I'm glad you feel a sense of closure.
Hugs,
Amazing how people can see small pockets of our children's behaviour and become experts isn't it??
Your boys were given to you because YOU were the best mother for them. The Universe KNEW you knew they didn't need a smack, and would allow their unique personalities and talents to develop. Go you !!!!
*~Thank you Anja and Widdle Shamrock~*
G
xx
I don't know how I came across your blog, but I did and I am glad.
My Boo sounds a lot like your Small man. However Boo is on the severe end of the spectrum.
We live the 'pickiness' 'you feed him too much' and all that crap from others. Nice to find someone else living that too.
Hi Kelley,
Thanks for stopping by and your comment - I'm so pleased you did!
There should be a ban on 'family' dinners (that is dinners with 'them' those that refuse to understand!).
I am going to try my best to ignore any more criticism and not let anyone make me feel bad ever again....wish I'd done it years ago..

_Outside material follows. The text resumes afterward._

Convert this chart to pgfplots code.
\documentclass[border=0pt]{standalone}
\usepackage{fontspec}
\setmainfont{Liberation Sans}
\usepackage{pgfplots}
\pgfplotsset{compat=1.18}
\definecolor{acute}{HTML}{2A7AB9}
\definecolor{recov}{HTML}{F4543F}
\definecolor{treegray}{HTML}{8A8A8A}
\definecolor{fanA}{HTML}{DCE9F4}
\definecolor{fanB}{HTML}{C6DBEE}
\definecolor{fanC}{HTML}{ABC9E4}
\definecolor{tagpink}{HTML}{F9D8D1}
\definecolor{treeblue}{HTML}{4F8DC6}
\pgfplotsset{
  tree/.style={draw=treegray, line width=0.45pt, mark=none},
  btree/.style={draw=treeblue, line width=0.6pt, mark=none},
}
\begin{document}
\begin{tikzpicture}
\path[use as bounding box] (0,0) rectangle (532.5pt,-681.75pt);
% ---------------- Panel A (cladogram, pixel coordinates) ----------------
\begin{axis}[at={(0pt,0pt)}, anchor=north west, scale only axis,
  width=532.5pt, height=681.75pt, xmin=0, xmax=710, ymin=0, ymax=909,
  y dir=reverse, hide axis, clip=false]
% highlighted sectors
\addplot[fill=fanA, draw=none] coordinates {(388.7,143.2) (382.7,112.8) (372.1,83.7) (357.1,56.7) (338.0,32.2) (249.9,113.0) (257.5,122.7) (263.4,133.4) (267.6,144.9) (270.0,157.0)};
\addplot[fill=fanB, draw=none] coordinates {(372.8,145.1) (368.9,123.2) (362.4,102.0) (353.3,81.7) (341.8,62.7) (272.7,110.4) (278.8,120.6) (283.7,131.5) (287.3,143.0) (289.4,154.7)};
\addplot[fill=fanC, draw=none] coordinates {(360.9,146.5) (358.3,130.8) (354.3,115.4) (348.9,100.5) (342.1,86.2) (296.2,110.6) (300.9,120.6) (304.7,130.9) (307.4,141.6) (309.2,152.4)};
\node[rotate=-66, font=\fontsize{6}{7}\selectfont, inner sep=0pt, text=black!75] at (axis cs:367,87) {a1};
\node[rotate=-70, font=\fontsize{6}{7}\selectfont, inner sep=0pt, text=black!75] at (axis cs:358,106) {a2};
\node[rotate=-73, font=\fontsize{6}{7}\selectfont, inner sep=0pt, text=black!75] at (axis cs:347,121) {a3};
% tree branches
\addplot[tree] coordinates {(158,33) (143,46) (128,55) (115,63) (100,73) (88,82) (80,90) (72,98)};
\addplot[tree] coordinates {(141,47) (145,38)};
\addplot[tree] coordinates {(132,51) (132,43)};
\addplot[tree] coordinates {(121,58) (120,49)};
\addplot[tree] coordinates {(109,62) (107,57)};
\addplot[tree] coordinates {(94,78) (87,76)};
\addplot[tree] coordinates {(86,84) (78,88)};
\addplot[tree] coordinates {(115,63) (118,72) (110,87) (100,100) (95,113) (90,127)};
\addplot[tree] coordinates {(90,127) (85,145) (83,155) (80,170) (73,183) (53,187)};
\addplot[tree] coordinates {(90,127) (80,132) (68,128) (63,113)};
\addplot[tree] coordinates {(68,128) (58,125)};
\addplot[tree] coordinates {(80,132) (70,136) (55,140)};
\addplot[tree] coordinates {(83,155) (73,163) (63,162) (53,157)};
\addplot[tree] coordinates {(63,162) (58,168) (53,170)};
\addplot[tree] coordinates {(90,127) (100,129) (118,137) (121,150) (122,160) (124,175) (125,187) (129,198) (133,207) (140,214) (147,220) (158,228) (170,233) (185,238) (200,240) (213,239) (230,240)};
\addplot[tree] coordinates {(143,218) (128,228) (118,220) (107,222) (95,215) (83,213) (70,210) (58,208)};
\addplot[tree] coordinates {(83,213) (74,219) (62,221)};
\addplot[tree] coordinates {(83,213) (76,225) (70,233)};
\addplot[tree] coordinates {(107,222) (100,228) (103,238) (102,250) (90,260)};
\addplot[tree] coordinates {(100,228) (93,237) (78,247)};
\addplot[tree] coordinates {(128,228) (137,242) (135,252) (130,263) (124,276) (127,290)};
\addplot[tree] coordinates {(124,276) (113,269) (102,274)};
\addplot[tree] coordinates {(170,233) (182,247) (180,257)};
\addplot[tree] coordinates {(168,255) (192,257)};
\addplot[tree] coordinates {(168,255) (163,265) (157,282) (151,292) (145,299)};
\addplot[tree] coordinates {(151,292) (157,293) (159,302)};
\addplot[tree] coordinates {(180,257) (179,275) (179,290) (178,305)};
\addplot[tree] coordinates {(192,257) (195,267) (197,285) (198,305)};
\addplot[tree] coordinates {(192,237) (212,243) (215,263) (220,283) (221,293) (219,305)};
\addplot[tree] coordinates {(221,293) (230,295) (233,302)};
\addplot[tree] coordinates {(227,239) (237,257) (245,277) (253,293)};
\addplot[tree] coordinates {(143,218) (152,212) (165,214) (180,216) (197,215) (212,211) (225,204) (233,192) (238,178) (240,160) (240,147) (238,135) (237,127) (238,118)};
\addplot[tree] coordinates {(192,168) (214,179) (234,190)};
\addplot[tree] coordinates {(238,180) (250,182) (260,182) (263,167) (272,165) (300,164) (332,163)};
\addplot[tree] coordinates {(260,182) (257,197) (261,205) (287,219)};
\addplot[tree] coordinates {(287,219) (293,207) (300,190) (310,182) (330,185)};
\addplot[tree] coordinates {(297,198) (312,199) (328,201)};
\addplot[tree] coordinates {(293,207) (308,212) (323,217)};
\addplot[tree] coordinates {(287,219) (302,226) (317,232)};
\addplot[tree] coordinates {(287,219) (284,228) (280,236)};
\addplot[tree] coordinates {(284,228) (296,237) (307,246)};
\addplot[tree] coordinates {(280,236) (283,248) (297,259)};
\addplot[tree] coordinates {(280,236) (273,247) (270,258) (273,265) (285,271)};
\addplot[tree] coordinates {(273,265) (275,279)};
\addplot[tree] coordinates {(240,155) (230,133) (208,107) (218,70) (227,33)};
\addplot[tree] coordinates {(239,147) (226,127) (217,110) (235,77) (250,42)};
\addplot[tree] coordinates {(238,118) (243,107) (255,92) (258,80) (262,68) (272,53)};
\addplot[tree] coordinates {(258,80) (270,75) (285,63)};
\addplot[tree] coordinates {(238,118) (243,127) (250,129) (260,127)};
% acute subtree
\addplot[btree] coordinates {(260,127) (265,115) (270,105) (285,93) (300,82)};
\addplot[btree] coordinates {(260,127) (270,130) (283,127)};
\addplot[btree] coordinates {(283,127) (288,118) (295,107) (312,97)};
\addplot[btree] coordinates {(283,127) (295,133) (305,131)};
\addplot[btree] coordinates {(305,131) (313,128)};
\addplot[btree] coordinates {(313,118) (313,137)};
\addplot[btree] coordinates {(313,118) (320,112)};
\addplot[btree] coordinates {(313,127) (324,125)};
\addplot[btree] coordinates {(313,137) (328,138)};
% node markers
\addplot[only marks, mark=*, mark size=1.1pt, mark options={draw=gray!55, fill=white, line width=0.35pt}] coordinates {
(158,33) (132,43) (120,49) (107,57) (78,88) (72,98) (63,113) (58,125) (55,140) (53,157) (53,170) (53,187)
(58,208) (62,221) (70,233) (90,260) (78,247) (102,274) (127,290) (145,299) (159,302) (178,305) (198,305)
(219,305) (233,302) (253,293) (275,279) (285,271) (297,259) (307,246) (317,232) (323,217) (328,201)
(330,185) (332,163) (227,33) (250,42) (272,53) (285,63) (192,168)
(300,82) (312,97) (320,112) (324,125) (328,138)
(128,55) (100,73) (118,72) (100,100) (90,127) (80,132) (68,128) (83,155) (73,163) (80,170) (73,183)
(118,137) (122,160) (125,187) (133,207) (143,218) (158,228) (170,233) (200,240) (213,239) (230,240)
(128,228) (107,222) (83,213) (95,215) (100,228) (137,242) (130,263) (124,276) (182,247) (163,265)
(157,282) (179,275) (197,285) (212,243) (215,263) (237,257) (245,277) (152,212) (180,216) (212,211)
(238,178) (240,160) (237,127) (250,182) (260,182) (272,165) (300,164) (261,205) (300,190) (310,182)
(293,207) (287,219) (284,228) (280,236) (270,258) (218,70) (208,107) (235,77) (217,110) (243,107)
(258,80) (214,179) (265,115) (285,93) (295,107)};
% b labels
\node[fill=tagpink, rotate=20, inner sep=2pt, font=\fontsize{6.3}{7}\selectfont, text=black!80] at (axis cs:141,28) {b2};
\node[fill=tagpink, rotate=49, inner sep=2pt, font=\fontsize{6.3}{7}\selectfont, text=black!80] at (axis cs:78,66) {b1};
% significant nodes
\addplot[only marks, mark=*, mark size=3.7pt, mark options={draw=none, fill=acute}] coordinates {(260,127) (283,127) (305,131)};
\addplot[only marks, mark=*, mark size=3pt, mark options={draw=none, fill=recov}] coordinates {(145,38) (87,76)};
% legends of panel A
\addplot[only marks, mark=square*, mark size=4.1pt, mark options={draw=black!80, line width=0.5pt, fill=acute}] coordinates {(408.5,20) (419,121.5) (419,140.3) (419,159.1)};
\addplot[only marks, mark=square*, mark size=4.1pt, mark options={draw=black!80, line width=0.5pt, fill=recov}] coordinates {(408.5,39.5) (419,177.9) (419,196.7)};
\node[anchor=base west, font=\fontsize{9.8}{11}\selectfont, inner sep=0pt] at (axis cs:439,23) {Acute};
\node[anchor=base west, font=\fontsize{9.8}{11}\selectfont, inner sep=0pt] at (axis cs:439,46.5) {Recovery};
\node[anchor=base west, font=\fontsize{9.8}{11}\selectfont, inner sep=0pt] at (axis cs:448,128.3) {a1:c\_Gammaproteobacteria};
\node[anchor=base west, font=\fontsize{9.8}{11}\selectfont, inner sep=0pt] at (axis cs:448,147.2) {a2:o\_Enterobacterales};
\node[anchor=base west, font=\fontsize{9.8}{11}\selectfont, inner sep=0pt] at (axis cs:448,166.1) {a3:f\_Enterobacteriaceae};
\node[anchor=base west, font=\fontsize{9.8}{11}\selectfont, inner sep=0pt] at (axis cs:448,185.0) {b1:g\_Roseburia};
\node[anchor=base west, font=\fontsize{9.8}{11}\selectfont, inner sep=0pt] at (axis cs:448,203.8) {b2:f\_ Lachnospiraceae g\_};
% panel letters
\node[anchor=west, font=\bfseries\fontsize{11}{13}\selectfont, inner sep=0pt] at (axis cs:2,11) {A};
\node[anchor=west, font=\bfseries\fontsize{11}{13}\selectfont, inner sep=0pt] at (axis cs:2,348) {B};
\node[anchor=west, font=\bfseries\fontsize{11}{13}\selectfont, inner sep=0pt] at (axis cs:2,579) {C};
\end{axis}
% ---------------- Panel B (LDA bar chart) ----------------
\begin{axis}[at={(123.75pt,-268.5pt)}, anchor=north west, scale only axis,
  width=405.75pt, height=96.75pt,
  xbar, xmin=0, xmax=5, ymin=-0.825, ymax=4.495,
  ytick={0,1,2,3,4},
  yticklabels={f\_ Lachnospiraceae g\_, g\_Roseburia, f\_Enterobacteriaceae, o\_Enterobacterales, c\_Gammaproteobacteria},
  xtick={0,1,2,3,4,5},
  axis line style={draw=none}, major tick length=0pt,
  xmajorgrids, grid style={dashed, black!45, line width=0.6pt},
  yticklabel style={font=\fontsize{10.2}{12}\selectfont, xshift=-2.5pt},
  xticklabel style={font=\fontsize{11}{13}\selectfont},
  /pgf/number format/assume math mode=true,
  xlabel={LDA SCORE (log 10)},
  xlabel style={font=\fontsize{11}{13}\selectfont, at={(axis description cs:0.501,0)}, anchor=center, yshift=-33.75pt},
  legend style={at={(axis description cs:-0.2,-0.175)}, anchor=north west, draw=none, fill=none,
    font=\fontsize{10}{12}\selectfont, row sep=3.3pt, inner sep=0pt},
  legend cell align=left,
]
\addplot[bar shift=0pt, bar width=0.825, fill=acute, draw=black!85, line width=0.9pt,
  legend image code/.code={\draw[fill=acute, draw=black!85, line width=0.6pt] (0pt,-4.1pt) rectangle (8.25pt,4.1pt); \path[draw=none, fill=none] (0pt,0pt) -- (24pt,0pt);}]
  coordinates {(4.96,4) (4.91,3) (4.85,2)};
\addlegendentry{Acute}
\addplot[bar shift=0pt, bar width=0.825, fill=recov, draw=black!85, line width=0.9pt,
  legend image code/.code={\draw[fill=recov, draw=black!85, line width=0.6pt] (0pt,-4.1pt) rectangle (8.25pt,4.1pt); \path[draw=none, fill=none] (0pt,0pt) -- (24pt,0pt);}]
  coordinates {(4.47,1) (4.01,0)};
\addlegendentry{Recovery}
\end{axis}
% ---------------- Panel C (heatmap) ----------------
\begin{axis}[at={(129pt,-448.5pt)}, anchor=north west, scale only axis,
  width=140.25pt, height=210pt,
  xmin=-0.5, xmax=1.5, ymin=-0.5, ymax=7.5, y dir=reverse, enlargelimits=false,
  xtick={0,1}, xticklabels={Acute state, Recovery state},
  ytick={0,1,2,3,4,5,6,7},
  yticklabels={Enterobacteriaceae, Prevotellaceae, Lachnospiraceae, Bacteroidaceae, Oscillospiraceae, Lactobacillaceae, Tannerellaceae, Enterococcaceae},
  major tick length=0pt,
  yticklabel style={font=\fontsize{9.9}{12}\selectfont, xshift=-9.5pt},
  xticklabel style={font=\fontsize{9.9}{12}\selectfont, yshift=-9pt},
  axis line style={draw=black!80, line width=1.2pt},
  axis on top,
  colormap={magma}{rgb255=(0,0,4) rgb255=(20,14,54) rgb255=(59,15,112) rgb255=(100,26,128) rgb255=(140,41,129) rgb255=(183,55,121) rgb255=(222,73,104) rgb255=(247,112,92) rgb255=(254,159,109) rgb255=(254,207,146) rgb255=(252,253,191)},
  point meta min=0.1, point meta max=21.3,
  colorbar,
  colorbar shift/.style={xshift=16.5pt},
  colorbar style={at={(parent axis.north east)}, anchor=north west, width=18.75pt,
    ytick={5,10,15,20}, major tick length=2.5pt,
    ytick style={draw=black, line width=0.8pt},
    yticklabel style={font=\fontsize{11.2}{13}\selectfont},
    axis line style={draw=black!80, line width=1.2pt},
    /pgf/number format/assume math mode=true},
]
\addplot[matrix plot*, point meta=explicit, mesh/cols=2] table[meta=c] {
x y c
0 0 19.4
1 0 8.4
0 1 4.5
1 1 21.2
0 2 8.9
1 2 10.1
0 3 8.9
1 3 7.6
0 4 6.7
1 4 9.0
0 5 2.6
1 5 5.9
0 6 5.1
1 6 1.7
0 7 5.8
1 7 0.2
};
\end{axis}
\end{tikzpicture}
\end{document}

Best wishes to you and Boo,
G
xx
Both my children also seem to be on the autism spectrum and so much of what you wrote is familiar. My family used to worry incessantly about my boys' poor eating and hint that I wasn't pushing them enough. Thankfully they have come to understand that it is related to their "spectrum" issues and have backed off. They have also now heard that my doctor IS NOT WORRIED! He says, "they'll be fine, drink a nutrition drink" and that makes them feel better.
I get so fed up in general with people judging me. I have been told to shake it off, but easier said than done!!!